**Collected data:**
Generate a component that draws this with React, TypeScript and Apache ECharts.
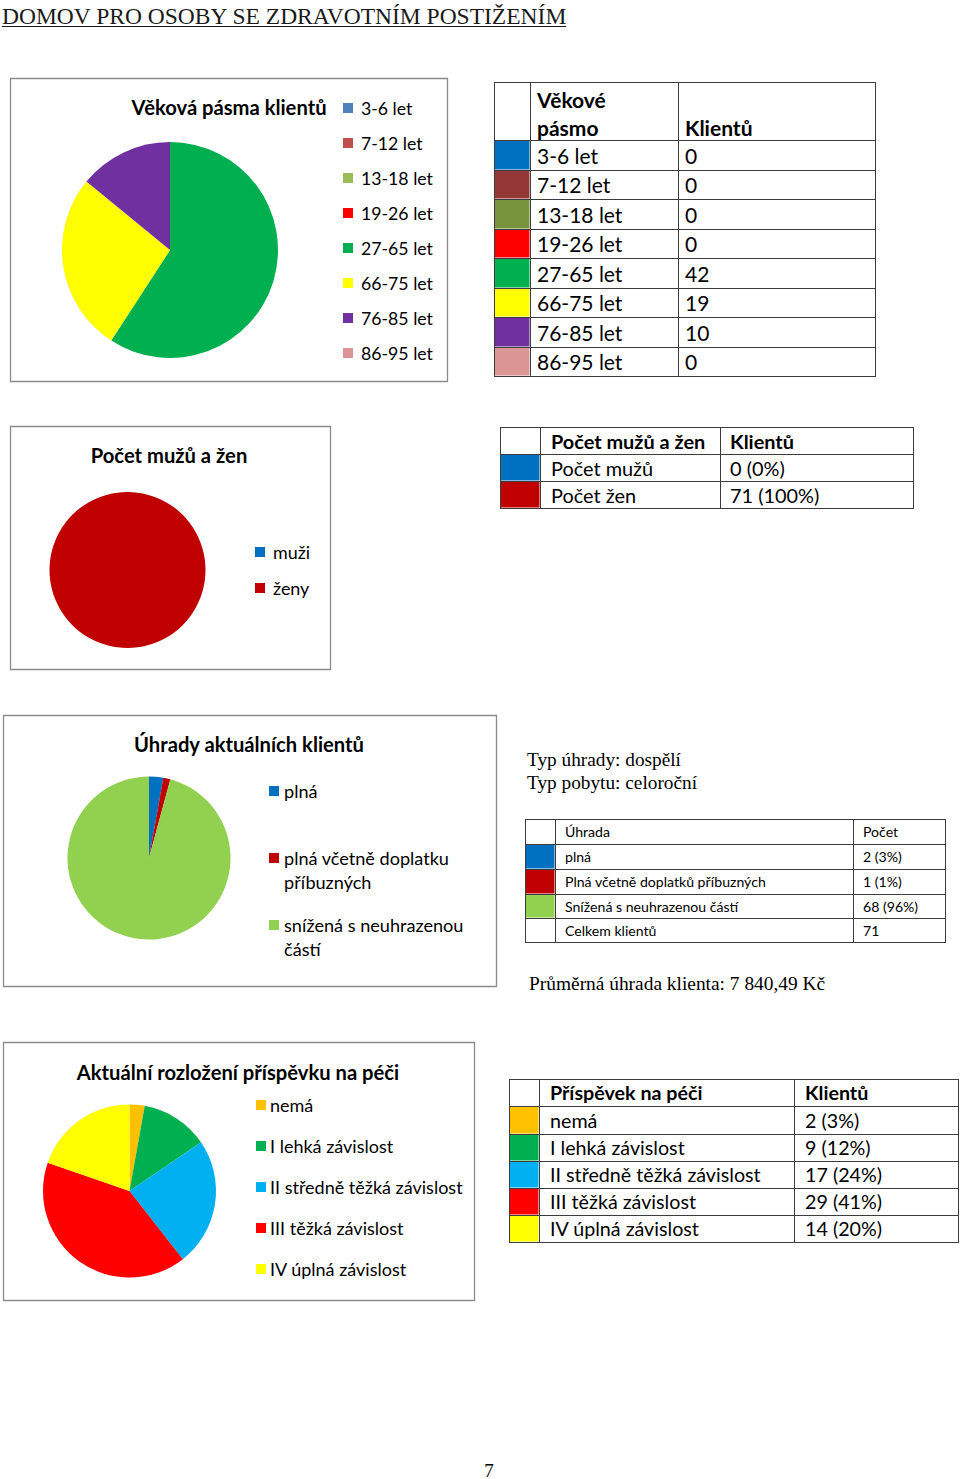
import React, { useEffect, useRef } from "react";
import * as echarts from "echarts";

const SANS = "Lato, Carlito, Calibri, 'Open Sans', sans-serif";
const SERIF = "'Liberation Serif', 'Times New Roman', serif";

const pageTitle = "DOMOV PRO OSOBY SE ZDRAVOTNÍM POSTIŽENÍM";
const pageNumber = "7";

// 1 – age bands
const ageTitle = "Věková pásma klientů";
const ageNames = ["3-6 let", "7-12 let", "13-18 let", "19-26 let", "27-65 let", "66-75 let", "76-85 let", "86-95 let"];
const ageValues = [0, 0, 0, 0, 42, 19, 10, 0];
const ageChartColors = ["#4F81BD", "#C0504D", "#9BBB59", "#FF0000", "#00B050", "#FFFF00", "#7030A0", "#D99694"];
const ageTableColors = ["#0070C0", "#953735", "#77933C", "#FF0000", "#00B050", "#FFFF00", "#7030A0", "#D99694"];
const ageTableHeader = ["Věkové", "pásmo", "Klientů"];

// 2 – men / women
const sexTitle = "Počet mužů a žen";
const sexNames = ["muži", "ženy"];
const sexValues = [0, 71];
const sexColors = ["#0070C0", "#C00000"];
const sexTableHeader = ["Počet mužů a žen", "Klientů"];
const sexTableLabels = ["Počet mužů", "Počet žen"];
const sexTableValues = ["0 (0%)", "71 (100%)"];

// 3 – payments
const payTitle = "Úhrady aktuálních klientů";
const payNames = ["plná", "plná včetně doplatku příbuzných", "snížená s neuhrazenou částí"];
const payLegendLines = [["plná"], ["plná včetně doplatku", "příbuzných"], ["snížená s neuhrazenou", "částí"]];
const payValues = [2, 1, 68];
const payColors = ["#0070C0", "#C00000", "#92D050"];
const payTableHeader = ["Úhrada", "Počet"];
const payTableLabels = ["plná", "Plná včetně doplatků příbuzných", "Snížená s neuhrazenou částí"];
const payTableCounts = ["2 (3%)", "1 (1%)", "68 (96%)"];
const payTotalLabel = "Celkem klientů";
const payTotal = "71";
const payInfoLines = ["Typ úhrady: dospělí", "Typ pobytu: celoroční"];
const payAverage = "Průměrná úhrada klienta: 7 840,49 Kč";

// 4 – care allowance
const careTitle = "Aktuální rozložení příspěvku na péči";
const careNames = ["nemá", "I lehká závislost", "II středně těžká závislost", "III těžká závislost", "IV úplná závislost"];
const careValues = [2, 9, 17, 29, 14];
const careColors = ["#FFC000", "#00B050", "#00B0F0", "#FF0000", "#FFFF00"];
const careTableHeader = ["Příspěvek na péči", "Klientů"];
const careTableValues = ["2 (3%)", "9 (12%)", "17 (24%)", "29 (41%)", "14 (20%)"];

function txt(x: number, y: number, text: string, size: number, o: any = {}) {
  const align = o.align ?? "left";
  return {
    type: "text",
    x,
    y,
    silent: true,
    z: 20,
    style: {
      text,
      fill: o.fill ?? "#000",
      fontSize: size,
      fontFamily: o.family ?? SANS,
      fontWeight: o.bold ? "bold" : "normal",
      align,
      verticalAlign: "middle",
      textAlign: align,
      textVerticalAlign: "middle",
    },
  };
}

function rect(x: number, y: number, w: number, h: number, fill: string, stroke?: string, lw?: number) {
  return {
    type: "rect",
    silent: true,
    z: 5,
    shape: { x, y, width: w, height: h },
    style: { fill, stroke: stroke ?? "none", lineWidth: lw ?? 0 },
  };
}

function line(x1: number, y1: number, x2: number, y2: number, stroke: string, lw: number) {
  return { type: "line", silent: true, z: 10, shape: { x1, y1, x2, y2 }, style: { stroke, lineWidth: lw } };
}

function grid(cols: number[], rows: number[], colors: (string | null)[]) {
  const els: any[] = [];
  colors.forEach((c, r) => {
    if (c) els.push(rect(cols[0] + 0.5, rows[r] + 0.5, cols[1] - cols[0] - 1, rows[r + 1] - rows[r] - 1, c));
  });
  const stroke = "#3c3c3c";
  rows.forEach((y) => els.push(line(cols[0], y + 0.5, cols[cols.length - 1] + 1, y + 0.5, stroke, 1)));
  cols.forEach((x) => els.push(line(x + 0.5, rows[0], x + 0.5, rows[rows.length - 1] + 1, stroke, 1)));
  return els;
}

function box(x1: number, y1: number, x2: number, y2: number) {
  return rect(x1 + 0.5, y1 + 0.5, x2 - x1, y2 - y1, "rgba(0,0,0,0)", "#8a8a8a", 1.3);
}

function legend(x: number, ys: number[], lines: string[][], colors: string[], size: number, gap: number, lh: number) {
  const els: any[] = [];
  ys.forEach((y, i) => {
    els.push(rect(x, y - 5, 10, 10, colors[i]));
    lines[i].forEach((t, k) => els.push(txt(x + gap, y + k * lh, t, size)));
  });
  return els;
}

function centers(rows: number[]) {
  return rows.slice(0, -1).map((y, i) => (y + rows[i + 1]) / 2);
}

function buildOption() {
  const g: any[] = [];
  const TITLE = 20.2;

  // page header
  g.push(txt(2, 16, pageTitle, 23.5, { family: SERIF, fill: "#1a1a1a" }));
  g.push(line(2, 26.5, 566, 26.5, "#1a1a1a", 1));

  // ---- section 1
  g.push(box(10, 78, 447, 381));
  g.push(txt(229, 107, ageTitle, TITLE, { bold: true, align: "center" }));
  g.push(
    ...legend(
      343,
      ageNames.map((_, i) => 108 + i * 35),
      ageNames.map((n) => [n]),
      ageChartColors,
      17.7,
      18,
      0
    )
  );
  const t1c = [494, 530, 678, 875];
  const t1r = [82, 140, 170, 199, 229, 258, 288, 317, 347, 376];
  g.push(...grid(t1c, t1r, [null, ...ageTableColors]));
  g.push(txt(537, 99, ageTableHeader[0], 21, { bold: true }));
  g.push(txt(537, 127, ageTableHeader[1], 21, { bold: true }));
  g.push(txt(685, 127, ageTableHeader[2], 21, { bold: true }));
  const c1 = centers(t1r).slice(1);
  ageNames.forEach((n, i) => {
    g.push(txt(537, c1[i], n, 21));
    g.push(txt(685, c1[i], String(ageValues[i]), 21));
  });

  // ---- section 2
  g.push(box(10, 426, 330, 669));
  g.push(txt(169, 455, sexTitle, TITLE, { bold: true, align: "center" }));
  g.push(...legend(255, [552, 588], sexNames.map((n) => [n]), sexColors, 17.9, 18, 0));
  const t2c = [500, 540, 720, 913];
  const t2r = [427, 454, 481, 508];
  g.push(...grid(t2c, t2r, [null, ...sexColors]));
  const c2 = centers(t2r);
  g.push(txt(551, c2[0], sexTableHeader[0], 19.9, { bold: true }));
  g.push(txt(730, c2[0], sexTableHeader[1], 19.9, { bold: true }));
  sexTableLabels.forEach((n, i) => {
    g.push(txt(551, c2[i + 1], n, 19.9));
    g.push(txt(730, c2[i + 1], sexTableValues[i], 19.9));
  });

  // ---- section 3
  g.push(box(3, 715, 496, 986));
  g.push(txt(249, 744, payTitle, TITLE, { bold: true, align: "center" }));
  g.push(...legend(269, [791, 858, 925], payLegendLines, payColors, 18.1, 15, 24));
  g.push(txt(527, 759, payInfoLines[0], 19.3, { family: SERIF }));
  g.push(txt(527, 782, payInfoLines[1], 19.3, { family: SERIF }));
  const t3c = [525, 555, 853, 945];
  const t3r = [819, 844, 869, 894, 918, 942];
  g.push(...grid(t3c, t3r, [null, ...payColors, null]));
  const c3 = centers(t3r);
  const T3 = 14.1;
  g.push(txt(565, c3[0], payTableHeader[0], T3));
  g.push(txt(863, c3[0], payTableHeader[1], T3));
  payTableLabels.forEach((n, i) => {
    g.push(txt(565, c3[i + 1], n, T3));
    g.push(txt(863, c3[i + 1], payTableCounts[i], T3));
  });
  g.push(txt(565, c3[4], payTotalLabel, T3));
  g.push(txt(863, c3[4], payTotal, T3));
  g.push(txt(529, 983, payAverage, 19.4, { family: SERIF }));

  // ---- section 4
  g.push(box(3, 1042, 474, 1300));
  g.push(txt(238, 1072, careTitle, TITLE, { bold: true, align: "center" }));
  g.push(
    ...legend(
      256,
      careNames.map((_, i) => 1105 + i * 41),
      careNames.map((n) => [n]),
      careColors,
      18,
      14,
      0
    )
  );
  const t4c = [509, 539, 794, 958];
  const t4r = [1079, 1106, 1134, 1161, 1188, 1215, 1242];
  g.push(...grid(t4c, t4r, [null, ...careColors]));
  const c4 = centers(t4r);
  const T4 = 19.7;
  g.push(txt(550, c4[0], careTableHeader[0], T4, { bold: true }));
  g.push(txt(805, c4[0], careTableHeader[1], T4, { bold: true }));
  careNames.forEach((n, i) => {
    g.push(txt(550, c4[i + 1], n, T4));
    g.push(txt(805, c4[i + 1], careTableValues[i], T4));
  });

  // page number
  g.push(txt(489, 1470, pageNumber, 19, { family: SERIF, align: "center" }));

  const pie = (center: number[], r: number, names: string[], values: number[], colors: string[]) => ({
    type: "pie",
    center,
    radius: r,
    startAngle: 90,
    clockwise: true,
    silent: true,
    label: { show: false },
    labelLine: { show: false },
    emphasis: { disabled: true },
    itemStyle: { borderWidth: 0 },
    data: names.map((n, i) => ({ name: n, value: values[i], itemStyle: { color: colors[i] } })),
  });

  return {
    animation: false,
    backgroundColor: "#ffffff",
    series: [
      pie([170, 250], 108, ageNames, ageValues, ageChartColors),
      pie([127.5, 570], 78, sexNames, sexValues, sexColors),
      pie([149, 858], 81.5, payNames, payValues, payColors),
      pie([129.5, 1191], 86.5, careNames, careValues, careColors),
    ],
    graphic: { elements: g },
  };
}

export default function App() {
  const ref = useRef<HTMLDivElement>(null);
  useEffect(() => {
    if (!ref.current) return;
    const chart = echarts.init(ref.current, null, { renderer: "svg" });
    chart.setOption(buildOption() as any);
    return () => chart.dispose();
  }, []);
  return (
    <div
      ref={ref}
      style={{ position: "absolute", left: 0, top: 0, width: 960, height: 1479, background: "#fff" }}
    />
  );
}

**Work to do:**
Up to and including the line with "import * as", copy the data above from its first line. Skip pictures.

**Full solution:**
Generate a component that draws this with React, TypeScript and Apache ECharts.
import React, { useEffect, useRef } from "react";
import * as echarts from "echarts";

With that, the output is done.